When variables are not initially isolated, you must perform operations to both sides of the equation to move other numbers or terms over to the opposite side.
For example, if you had \( 3x^{\frac{2}{5}} = 6\), you would divide both sides by 3 to isolate the variable expression, resulting in \( x^{\frac{2}{5}} = 2 \).

• Identify where the variable is located.
• Perform operations to keep the variable expression alone.

The power rule for exponents is a valuable tool when working with equations that have fractional exponents. This rule states that \( (a^m)^n = a^{m \times n} \). In cases with fractional exponents, it helps us "undo" the exponent by raising both sides of the equation to the reciprocal of the fractional exponent.
For our exercise where \( x^{\frac{2}{5}} = 2 \), we use this rule by taking both sides of the equation to the power of \( \frac{5}{2} \): \[ \left( x^{\frac{2}{5}} \right)^{\frac{5}{2}} = 2^{\frac{5}{2}} \]
This action effectively cancels out the original fraction exponent, leaving us with \( x^1 \), or just \( x \), on the left.
The power rule simplifies these complex-looking equations into something more manageable, putting us in a position to solve for the variable.
This is incredibly useful not just for isolating variables but also for simplifying complex expressions in more extensive algebraic manipulations.

• Look for fractional exponents.
• Apply the power rule using the reciprocal to simplify.

After applying the power rule, it's time to simplify any remaining complicated exponents. This involves calculating expressions like \( 2^{\frac{5}{2}} \).
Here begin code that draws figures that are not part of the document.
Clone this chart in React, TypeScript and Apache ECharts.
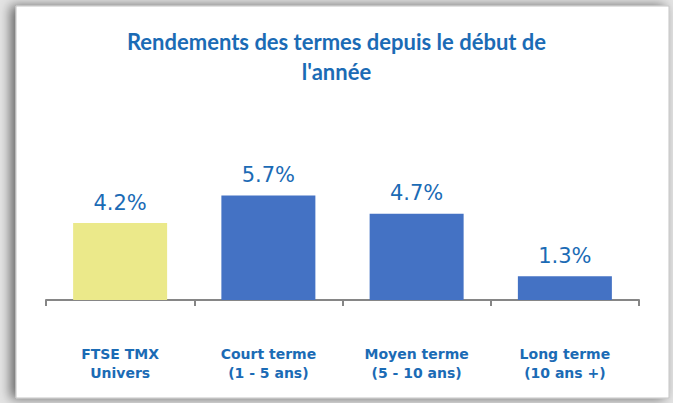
import React, { useEffect, useRef } from "react";
import * as echarts from "echarts";

const categories = ["FTSE TMX\nUnivers", "Court terme\n(1 - 5 ans)", "Moyen terme\n(5 - 10 ans)", "Long terme\n(10 ans +)"];
const values = [4.2, 5.7, 4.7, 1.3];
const barColors = ["#EBE98A", "#4472C4", "#4472C4", "#4472C4"];
const titleText = "Rendements des termes depuis le début de\nl'année";

export default function App() {
  const ref = useRef<HTMLDivElement>(null);
  useEffect(() => {
    if (!ref.current) return;
    const chart = echarts.init(ref.current, undefined, { renderer: "svg" });
    chart.setOption({
      animation: false,
      backgroundColor: "#ffffff",
      graphic: [
        {
          type: "rect",
          z: -10,
          silent: true,
          shape: { x: 0, y: 0, width: 673, height: 403 },
          style: { fill: "#e4e4e4" },
        },
        {
          type: "rect",
          z: -9,
          silent: true,
          shape: { x: 16, y: 6, width: 653, height: 392 },
          style: {
            fill: "#ffffff",
            stroke: "#c4c4c4",
            lineWidth: 1,
            shadowBlur: 12,
            shadowOffsetX: -5,
            shadowOffsetY: 0,
            shadowColor: "rgba(0,0,0,0.55)",
          },
        },
      ],
      title: {
        text: titleText,
        left: "center",
        top: 21,
        textStyle: {
          fontFamily: "Lato",
          fontWeight: "bold",
          fontSize: 22,
          color: "#1B6BB5",
          lineHeight: 30,
        },
      },
      grid: { left: 46, right: 34, top: 190, bottom: 103 },
      xAxis: {
        type: "category",
        data: categories,
        axisLine: { lineStyle: { color: "#868686", width: 2 } },
        axisTick: { show: true, length: 6, lineStyle: { color: "#868686", width: 2 } },
        axisLabel: {
          margin: 44,
          fontFamily: "DejaVu Sans",
          fontWeight: "bold",
          fontSize: 14,
          lineHeight: 19,
          color: "#1B6BB5",
        },
      },
      yAxis: {
        type: "value",
        min: 0,
        max: 6,
        show: false,
        splitLine: { show: false },
      },
      series: [
        {
          type: "bar",
          data: values.map((v, i) => ({ value: v, itemStyle: { color: barColors[i] } })),
          barWidth: 94,
          label: {
            show: true,
            position: "top",
            distance: 10,
            formatter: (p: any) => p.value.toFixed(1) + "%",
            fontFamily: "DejaVu Sans",
            fontSize: 21,
            color: "#1B6BB5",
          },
        },
      ],
    });
    return () => chart.dispose();
  }, []);
  return (
    <div
      ref={ref}
      style={{ position: "absolute", left: 0, top: 0, width: 673, height: 403 }}
    />
  );
}
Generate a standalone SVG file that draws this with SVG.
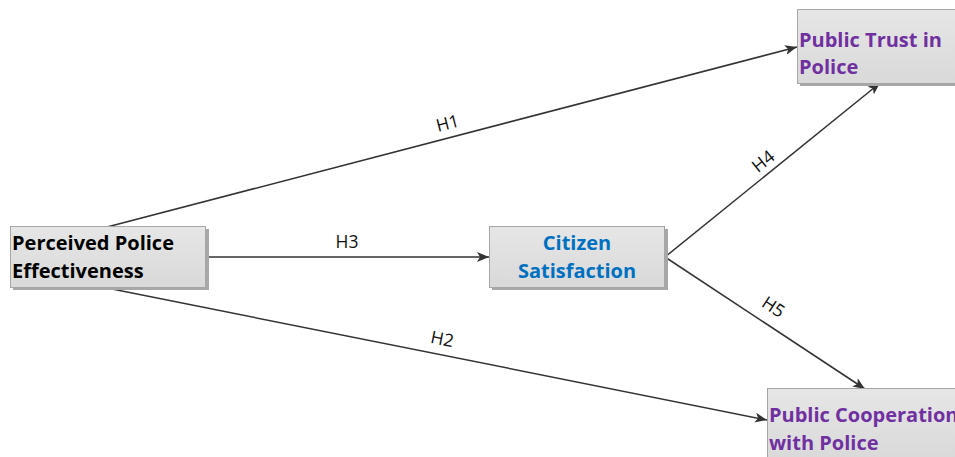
<svg xmlns="http://www.w3.org/2000/svg" width="955" height="457" viewBox="0 0 955 457">
<defs>
<linearGradient id="g" x1="0" y1="0" x2="0" y2="1"><stop offset="0" stop-color="#e6e6e6"/><stop offset="1" stop-color="#d9d9d9"/></linearGradient>
<marker id="a" viewBox="0 0 12 10" refX="12" refY="5" markerWidth="12" markerHeight="10" markerUnits="userSpaceOnUse" orient="auto"><path d="M0,0 L12,5 L0,10 L3,5 Z" fill="#333"/></marker>
</defs>
<style>
.box{fill:url(#g);stroke:#a6a6a6;stroke-width:1}
.sh{fill:#a8a8a8}
.t{font-family:"Open Sans","Noto Sans",sans-serif;font-weight:bold;font-size:20px}
.l{font-family:"Open Sans","Noto Sans",sans-serif;font-size:17.5px;fill:#111}
.c{stroke:#333;stroke-width:1.5;fill:none}
</style>
<rect width="955" height="457" fill="#fff"/>
<g id="connectors">
<line class="c" x1="107" y1="227" x2="797" y2="47" marker-end="url(#a)"/>
<line class="c" x1="206" y1="257" x2="489" y2="257" marker-end="url(#a)"/>
<line class="c" x1="107" y1="288" x2="767" y2="420" marker-end="url(#a)"/>
<line class="c" x1="665" y1="257" x2="880" y2="83" marker-end="url(#a)"/>
<line class="c" x1="665" y1="257" x2="865" y2="389" marker-end="url(#a)"/>
<text class="l" transform="translate(449,129) rotate(-14.6)" text-anchor="middle">H1</text>
<text class="l" x="347" y="248" text-anchor="middle">H3</text>
<text class="l" transform="translate(441,345) rotate(11.3)" text-anchor="middle">H2</text>
<text class="l" transform="translate(767,166) rotate(-39)" text-anchor="middle">H4</text>
<text class="l" transform="translate(770,312) rotate(33.4)" text-anchor="middle">H5</text>
</g>
<g id="node-ppe">
<rect class="sh" x="13" y="229" width="196" height="61"/>
<rect class="box" x="10.5" y="226.5" width="195" height="61"/>
<text class="t" x="12" y="250" fill="#000">Perceived Police</text>
<text class="t" x="12" y="278" fill="#000">Effectiveness</text>
</g>
<g id="node-cs">
<rect class="sh" x="492" y="229" width="176" height="61"/>
<rect class="box" x="489.5" y="226.5" width="175" height="61"/>
<text class="t" x="577" y="250" fill="#0070C0" text-anchor="middle">Citizen</text>
<text class="t" x="577" y="278" fill="#0070C0" text-anchor="middle">Satisfaction</text>
</g>
<g id="node-ptp">
<rect class="sh" x="800" y="12" width="160" height="74"/>
<rect class="box" x="797.5" y="9.5" width="162" height="74"/>
<text class="t" x="799" y="47" fill="#7030A0">Public Trust in</text>
<text class="t" x="799" y="74" fill="#7030A0">Police</text>
</g>
<g id="node-pcp">
<rect class="sh" x="770" y="391" width="190" height="70"/>
<rect class="box" x="767.5" y="388.5" width="192" height="72"/>
<text class="t" x="769" y="422" fill="#7030A0">Public Cooperation</text>
<text class="t" x="769" y="450" fill="#7030A0">with Police</text>
</g>
</svg>
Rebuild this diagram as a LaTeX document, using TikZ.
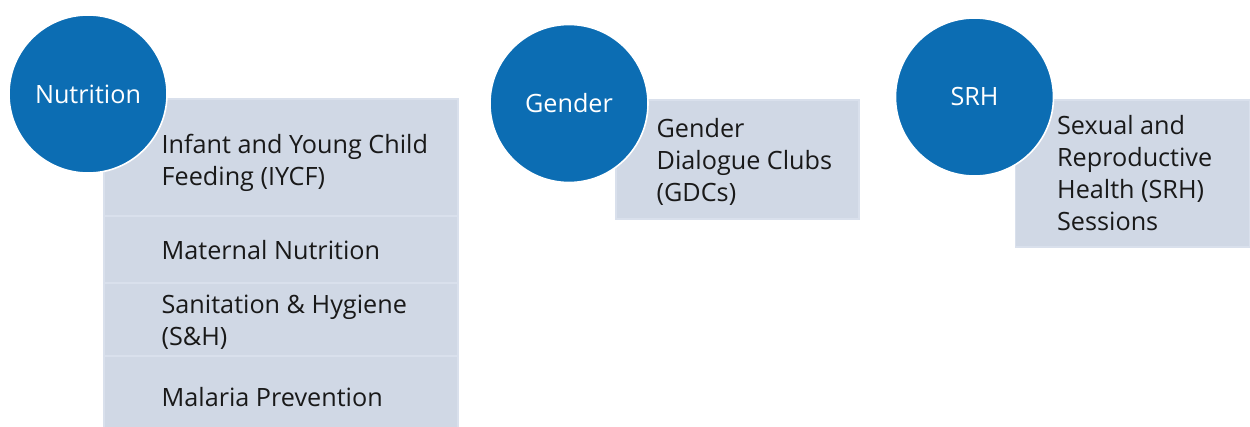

Simplifying such expressions usually requires two steps: simplifying the base power and then applying the root.
First, calculate \( 2^5 \), which is 32. Then, "take the 2nd root," or the square root of 32, since 2 is in the denominator of the fraction exponent.
So, \[ \sqrt{32} = 4\sqrt{2} \]
This means our expression \( 2^{\frac{5}{2}} \) simplifies to \( 4\sqrt{2} \).
Simplifying means converting these awkward and unfamiliar mathematical notations into more user-friendly numbers and forms.

• Evaluate integer exponents first.
• Address the root of the simplified base.

By simplifying step-by-step, you maintain the equation's integrity and find the solution, making the math much easier to understand.